## Stated task
Repeat exactly the lines running from the first line of the data to the line containing "62, 62, 66, 67.8, 62, 62, 55, 62, 68.8, 69.5]", both ends included, and nothing else; drop the pictures.

## Collected data
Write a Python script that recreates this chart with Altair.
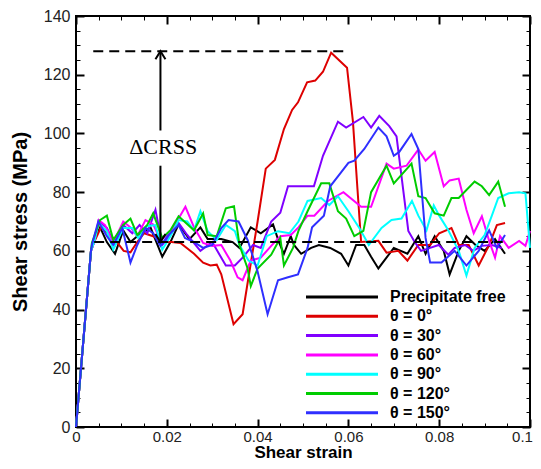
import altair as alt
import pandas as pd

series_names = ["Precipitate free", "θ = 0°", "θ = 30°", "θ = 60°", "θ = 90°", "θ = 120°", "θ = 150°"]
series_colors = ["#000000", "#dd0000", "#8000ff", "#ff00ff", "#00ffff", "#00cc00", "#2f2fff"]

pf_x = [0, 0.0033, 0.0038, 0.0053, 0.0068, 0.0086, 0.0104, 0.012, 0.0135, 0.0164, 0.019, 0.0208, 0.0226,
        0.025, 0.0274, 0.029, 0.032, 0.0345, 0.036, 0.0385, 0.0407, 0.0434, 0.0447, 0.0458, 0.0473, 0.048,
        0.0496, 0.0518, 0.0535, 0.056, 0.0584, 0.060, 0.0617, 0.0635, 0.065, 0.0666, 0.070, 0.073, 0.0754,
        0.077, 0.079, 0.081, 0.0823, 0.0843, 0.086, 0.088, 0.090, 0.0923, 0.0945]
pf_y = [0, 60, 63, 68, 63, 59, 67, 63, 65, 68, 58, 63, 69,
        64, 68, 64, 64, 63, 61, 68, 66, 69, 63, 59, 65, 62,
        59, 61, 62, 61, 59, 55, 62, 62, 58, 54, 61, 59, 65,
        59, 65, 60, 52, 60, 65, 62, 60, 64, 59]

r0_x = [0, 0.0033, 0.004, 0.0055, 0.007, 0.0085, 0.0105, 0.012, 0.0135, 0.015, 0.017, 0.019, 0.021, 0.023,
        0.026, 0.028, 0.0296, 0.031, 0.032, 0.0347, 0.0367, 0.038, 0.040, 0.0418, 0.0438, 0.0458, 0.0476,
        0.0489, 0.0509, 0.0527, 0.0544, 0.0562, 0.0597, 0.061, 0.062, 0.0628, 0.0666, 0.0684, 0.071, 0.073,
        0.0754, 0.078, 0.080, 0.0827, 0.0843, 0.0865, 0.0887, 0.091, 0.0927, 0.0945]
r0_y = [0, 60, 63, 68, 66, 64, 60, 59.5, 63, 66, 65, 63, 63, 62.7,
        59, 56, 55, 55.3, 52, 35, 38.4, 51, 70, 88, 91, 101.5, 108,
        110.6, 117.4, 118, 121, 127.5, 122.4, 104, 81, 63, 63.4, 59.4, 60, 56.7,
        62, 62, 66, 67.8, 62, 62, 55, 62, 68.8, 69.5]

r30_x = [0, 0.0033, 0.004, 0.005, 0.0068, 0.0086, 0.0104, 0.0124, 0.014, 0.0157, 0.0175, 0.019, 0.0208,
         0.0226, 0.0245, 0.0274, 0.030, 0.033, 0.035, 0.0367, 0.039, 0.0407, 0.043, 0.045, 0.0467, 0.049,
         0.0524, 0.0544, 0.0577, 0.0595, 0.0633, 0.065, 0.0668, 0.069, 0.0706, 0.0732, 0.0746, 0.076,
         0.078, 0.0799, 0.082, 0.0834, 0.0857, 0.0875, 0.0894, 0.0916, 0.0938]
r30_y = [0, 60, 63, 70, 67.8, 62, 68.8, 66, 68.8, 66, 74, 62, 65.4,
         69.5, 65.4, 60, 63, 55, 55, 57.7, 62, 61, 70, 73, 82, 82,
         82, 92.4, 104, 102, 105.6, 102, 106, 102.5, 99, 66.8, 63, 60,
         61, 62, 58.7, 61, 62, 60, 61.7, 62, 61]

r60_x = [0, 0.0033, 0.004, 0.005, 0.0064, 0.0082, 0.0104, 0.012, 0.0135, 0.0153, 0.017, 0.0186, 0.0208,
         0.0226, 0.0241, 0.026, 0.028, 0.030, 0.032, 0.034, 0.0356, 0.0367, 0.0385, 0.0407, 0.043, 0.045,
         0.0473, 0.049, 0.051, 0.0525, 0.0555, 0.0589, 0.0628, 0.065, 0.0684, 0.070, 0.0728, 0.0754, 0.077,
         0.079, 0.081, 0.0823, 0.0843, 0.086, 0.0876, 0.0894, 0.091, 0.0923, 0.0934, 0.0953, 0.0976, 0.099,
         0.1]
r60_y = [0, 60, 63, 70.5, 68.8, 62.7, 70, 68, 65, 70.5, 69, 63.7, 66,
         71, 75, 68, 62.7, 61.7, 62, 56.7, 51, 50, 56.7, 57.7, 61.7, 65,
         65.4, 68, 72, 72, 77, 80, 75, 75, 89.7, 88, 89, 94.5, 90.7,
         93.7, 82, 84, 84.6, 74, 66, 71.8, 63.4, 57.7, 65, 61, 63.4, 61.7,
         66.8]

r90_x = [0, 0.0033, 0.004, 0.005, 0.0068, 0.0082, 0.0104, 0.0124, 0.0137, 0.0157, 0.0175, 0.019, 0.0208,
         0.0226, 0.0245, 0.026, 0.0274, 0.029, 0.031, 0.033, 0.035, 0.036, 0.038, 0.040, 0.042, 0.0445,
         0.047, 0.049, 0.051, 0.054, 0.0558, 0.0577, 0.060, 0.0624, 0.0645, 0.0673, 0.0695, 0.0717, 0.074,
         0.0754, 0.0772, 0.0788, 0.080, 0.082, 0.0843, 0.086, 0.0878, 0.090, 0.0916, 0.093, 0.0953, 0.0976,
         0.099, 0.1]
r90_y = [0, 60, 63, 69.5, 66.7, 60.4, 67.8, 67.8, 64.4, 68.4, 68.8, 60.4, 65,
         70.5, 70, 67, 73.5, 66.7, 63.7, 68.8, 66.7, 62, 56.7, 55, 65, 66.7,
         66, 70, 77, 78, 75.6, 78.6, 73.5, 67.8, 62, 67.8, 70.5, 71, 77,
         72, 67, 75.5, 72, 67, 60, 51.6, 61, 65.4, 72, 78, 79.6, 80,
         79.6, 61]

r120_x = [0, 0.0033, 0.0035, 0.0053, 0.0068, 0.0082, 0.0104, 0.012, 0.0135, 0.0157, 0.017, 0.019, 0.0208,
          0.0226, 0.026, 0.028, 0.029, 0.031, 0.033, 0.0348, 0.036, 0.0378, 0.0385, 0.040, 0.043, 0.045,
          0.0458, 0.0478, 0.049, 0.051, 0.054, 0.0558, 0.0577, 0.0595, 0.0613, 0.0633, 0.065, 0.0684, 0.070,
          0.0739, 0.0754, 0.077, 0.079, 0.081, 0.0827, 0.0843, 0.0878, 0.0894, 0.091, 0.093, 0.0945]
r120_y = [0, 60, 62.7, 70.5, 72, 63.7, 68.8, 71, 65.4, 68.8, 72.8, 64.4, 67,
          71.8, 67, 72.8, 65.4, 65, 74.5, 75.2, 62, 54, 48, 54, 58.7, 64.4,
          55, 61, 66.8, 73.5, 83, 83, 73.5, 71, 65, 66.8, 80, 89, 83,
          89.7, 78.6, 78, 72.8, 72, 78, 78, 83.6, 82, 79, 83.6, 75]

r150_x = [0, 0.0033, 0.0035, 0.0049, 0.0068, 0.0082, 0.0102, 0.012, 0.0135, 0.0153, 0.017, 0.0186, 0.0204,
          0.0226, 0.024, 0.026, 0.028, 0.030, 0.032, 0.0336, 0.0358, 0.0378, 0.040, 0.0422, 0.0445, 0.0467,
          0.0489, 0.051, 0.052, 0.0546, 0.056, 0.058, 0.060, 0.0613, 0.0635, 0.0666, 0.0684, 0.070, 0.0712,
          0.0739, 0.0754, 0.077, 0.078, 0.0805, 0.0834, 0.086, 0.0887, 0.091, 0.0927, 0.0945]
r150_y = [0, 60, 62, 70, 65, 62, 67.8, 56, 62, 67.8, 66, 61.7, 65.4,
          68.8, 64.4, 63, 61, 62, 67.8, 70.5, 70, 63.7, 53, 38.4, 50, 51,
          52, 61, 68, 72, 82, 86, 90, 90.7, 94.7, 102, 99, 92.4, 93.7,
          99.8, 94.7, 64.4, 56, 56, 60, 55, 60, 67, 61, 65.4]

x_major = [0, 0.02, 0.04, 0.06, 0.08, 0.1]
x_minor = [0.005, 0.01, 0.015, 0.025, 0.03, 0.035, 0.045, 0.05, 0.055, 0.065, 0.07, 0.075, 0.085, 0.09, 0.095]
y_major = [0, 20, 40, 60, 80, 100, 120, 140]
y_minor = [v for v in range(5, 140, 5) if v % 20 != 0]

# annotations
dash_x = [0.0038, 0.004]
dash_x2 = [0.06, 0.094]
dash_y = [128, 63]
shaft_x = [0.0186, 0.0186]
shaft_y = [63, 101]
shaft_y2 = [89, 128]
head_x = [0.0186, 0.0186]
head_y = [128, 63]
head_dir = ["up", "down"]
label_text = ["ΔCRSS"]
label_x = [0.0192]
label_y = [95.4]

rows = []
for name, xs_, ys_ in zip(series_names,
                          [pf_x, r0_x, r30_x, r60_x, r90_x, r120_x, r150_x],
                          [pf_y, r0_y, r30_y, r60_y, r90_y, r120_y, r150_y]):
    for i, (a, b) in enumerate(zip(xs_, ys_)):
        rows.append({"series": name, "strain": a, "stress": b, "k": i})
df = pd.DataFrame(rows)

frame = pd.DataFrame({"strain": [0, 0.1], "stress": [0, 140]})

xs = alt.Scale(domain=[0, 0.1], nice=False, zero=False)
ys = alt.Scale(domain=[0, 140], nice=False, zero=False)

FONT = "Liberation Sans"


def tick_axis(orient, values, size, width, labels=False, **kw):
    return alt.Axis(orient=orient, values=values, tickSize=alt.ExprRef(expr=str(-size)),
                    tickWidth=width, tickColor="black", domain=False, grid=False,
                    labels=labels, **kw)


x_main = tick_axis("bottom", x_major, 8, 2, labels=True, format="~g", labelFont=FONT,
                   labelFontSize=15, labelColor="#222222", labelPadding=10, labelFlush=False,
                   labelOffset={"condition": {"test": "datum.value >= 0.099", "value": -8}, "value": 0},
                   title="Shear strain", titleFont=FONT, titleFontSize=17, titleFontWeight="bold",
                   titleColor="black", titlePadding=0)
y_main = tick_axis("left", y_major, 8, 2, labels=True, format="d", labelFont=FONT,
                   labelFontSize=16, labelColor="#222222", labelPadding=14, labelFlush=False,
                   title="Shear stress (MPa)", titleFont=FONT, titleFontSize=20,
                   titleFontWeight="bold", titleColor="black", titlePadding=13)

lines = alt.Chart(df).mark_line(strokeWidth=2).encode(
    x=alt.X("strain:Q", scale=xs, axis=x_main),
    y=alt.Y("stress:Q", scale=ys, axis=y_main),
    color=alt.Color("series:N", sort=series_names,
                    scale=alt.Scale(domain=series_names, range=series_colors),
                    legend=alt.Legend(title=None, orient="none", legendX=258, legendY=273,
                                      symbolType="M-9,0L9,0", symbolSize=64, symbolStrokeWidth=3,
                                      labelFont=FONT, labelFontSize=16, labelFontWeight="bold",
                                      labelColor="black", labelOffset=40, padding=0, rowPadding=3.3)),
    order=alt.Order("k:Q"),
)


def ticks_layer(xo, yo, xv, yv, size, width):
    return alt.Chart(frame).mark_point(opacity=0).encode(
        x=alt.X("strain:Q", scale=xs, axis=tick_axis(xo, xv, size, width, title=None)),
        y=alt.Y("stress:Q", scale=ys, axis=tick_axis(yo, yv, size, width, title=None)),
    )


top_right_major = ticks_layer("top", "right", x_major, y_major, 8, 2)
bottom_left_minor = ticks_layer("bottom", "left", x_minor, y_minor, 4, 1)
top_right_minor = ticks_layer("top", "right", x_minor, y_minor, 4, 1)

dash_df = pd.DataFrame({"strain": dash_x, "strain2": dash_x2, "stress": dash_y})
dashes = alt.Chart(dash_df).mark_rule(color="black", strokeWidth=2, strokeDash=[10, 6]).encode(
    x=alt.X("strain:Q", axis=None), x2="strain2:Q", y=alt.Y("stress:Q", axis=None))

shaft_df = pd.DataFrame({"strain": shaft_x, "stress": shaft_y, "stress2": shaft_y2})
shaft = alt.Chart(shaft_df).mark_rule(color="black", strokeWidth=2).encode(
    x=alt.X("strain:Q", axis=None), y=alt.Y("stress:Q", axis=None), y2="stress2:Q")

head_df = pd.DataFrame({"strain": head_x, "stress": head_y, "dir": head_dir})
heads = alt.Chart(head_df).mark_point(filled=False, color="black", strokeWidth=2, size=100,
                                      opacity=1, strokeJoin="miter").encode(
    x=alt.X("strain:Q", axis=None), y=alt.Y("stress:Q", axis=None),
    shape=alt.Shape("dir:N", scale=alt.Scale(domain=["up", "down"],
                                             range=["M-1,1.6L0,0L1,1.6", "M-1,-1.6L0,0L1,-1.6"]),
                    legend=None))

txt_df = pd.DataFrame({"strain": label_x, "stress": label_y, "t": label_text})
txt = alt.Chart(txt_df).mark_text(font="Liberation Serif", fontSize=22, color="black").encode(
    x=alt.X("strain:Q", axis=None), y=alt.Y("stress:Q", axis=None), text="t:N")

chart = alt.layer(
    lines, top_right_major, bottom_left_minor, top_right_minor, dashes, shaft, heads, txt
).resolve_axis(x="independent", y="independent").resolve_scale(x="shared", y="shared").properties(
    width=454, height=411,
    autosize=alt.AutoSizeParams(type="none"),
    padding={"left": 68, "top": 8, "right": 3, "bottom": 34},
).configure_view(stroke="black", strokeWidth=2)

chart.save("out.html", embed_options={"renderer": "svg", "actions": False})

## Answer for this exercise
Write a Python script that recreates this chart with Altair.
import altair as alt
import pandas as pd

series_names = ["Precipitate free", "θ = 0°", "θ = 30°", "θ = 60°", "θ = 90°", "θ = 120°", "θ = 150°"]
series_colors = ["#000000", "#dd0000", "#8000ff", "#ff00ff", "#00ffff", "#00cc00", "#2f2fff"]

pf_x = [0, 0.0033, 0.0038, 0.0053, 0.0068, 0.0086, 0.0104, 0.012, 0.0135, 0.0164, 0.019, 0.0208, 0.0226,
        0.025, 0.0274, 0.029, 0.032, 0.0345, 0.036, 0.0385, 0.0407, 0.0434, 0.0447, 0.0458, 0.0473, 0.048,
        0.0496, 0.0518, 0.0535, 0.056, 0.0584, 0.060, 0.0617, 0.0635, 0.065, 0.0666, 0.070, 0.073, 0.0754,
        0.077, 0.079, 0.081, 0.0823, 0.0843, 0.086, 0.088, 0.090, 0.0923, 0.0945]
pf_y = [0, 60, 63, 68, 63, 59, 67, 63, 65, 68, 58, 63, 69,
        64, 68, 64, 64, 63, 61, 68, 66, 69, 63, 59, 65, 62,
        59, 61, 62, 61, 59, 55, 62, 62, 58, 54, 61, 59, 65,
        59, 65, 60, 52, 60, 65, 62, 60, 64, 59]

r0_x = [0, 0.0033, 0.004, 0.0055, 0.007, 0.0085, 0.0105, 0.012, 0.0135, 0.015, 0.017, 0.019, 0.021, 0.023,
        0.026, 0.028, 0.0296, 0.031, 0.032, 0.0347, 0.0367, 0.038, 0.040, 0.0418, 0.0438, 0.0458, 0.0476,
        0.0489, 0.0509, 0.0527, 0.0544, 0.0562, 0.0597, 0.061, 0.062, 0.0628, 0.0666, 0.0684, 0.071, 0.073,
        0.0754, 0.078, 0.080, 0.0827, 0.0843, 0.0865, 0.0887, 0.091, 0.0927, 0.0945]
r0_y = [0, 60, 63, 68, 66, 64, 60, 59.5, 63, 66, 65, 63, 63, 62.7,
        59, 56, 55, 55.3, 52, 35, 38.4, 51, 70, 88, 91, 101.5, 108,
        110.6, 117.4, 118, 121, 127.5, 122.4, 104, 81, 63, 63.4, 59.4, 60, 56.7,
        62, 62, 66, 67.8, 62, 62, 55, 62, 68.8, 69.5]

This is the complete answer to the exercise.